Several thousand lbs ? Really? A 60 m/sec delta v for this stage with solid fuel requires about 800 – 900 lbs of propellant. Guidance? Really? Does that even mass in anymore? The momentum wheels …. You don’t need high torque, you can take hours, heck days to de spin it and roughly align the burn vector. But you’re right, I did not run those numbers. So just use a basic RCS. It’s not a lot.
Probably simplest solution just have the payload circularize the orbit instead of the core stage. The same way the Space Shuttle handled controlled disposal of the External Tank.
SLS delenda est
have the payload circularize the orbit
Which is exactly what I said earlier, but then you say “so what?”
No, that isn’t exactly what you said. That was about 1/3 of the various assertions you made in that post.
I was quite clear about the error I was addressing, since I quoted the specific text with the error.
SLS delenda est
addendum: the Chinese planners wouldn’t like this, because after staging they’d be swapping low Isp pressure fed storable prop vs. high Isp H2 for that final push to the initial, circular orbit.

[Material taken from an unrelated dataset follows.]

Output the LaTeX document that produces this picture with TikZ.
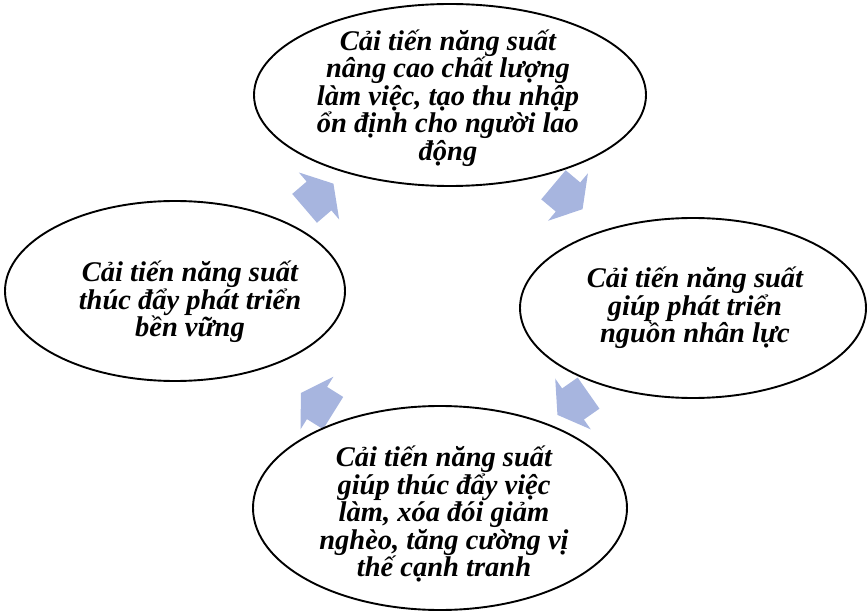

Yes. But so what? Losing 20+ metric tons of dead weight more than makes up for the loss of the higher ISP.
SLS delenda est
Ummm errrr so…you’re saying it makes more sense (more payload) to stage earlier, jettison all that core structure mass (dead weight), and circularize with the storable propellant? So…therefore…the Chinese INTENTIONALLY sacrificed payload, in order to play this little Russian roulette game with the LM5 core?
If I parse out your response, that’s the conclusion.
Now that you mention it, yes that would be the conclusion. It’s logical.
So the question then must be asked, then why did the Chinese do what they did, with the Long March 5B? I can think of at least a couple possible reasons…
The first reason is increased security for the payload. A small sacrifice in total payload mass to LEO, but security in establishing a circular orbit right off the bat, without depending on the payload to make that critical burn required within 45 minutes of launch. That gives days of wiggle room to save the payload if any problem emerges.
The second reason might be limitations on the Long March 5B guidance protocol? I imagine Long March 5B might also be used to launch payloads without any maneuvering capacity, so it was designed to circularize orbit.
Those aren’t great reasons, but at least they are plausible.
The Chinese space program remains pretty mysterious to me. Often the choices they make seem extremely logical and practical, yet other times they make me go, “why?”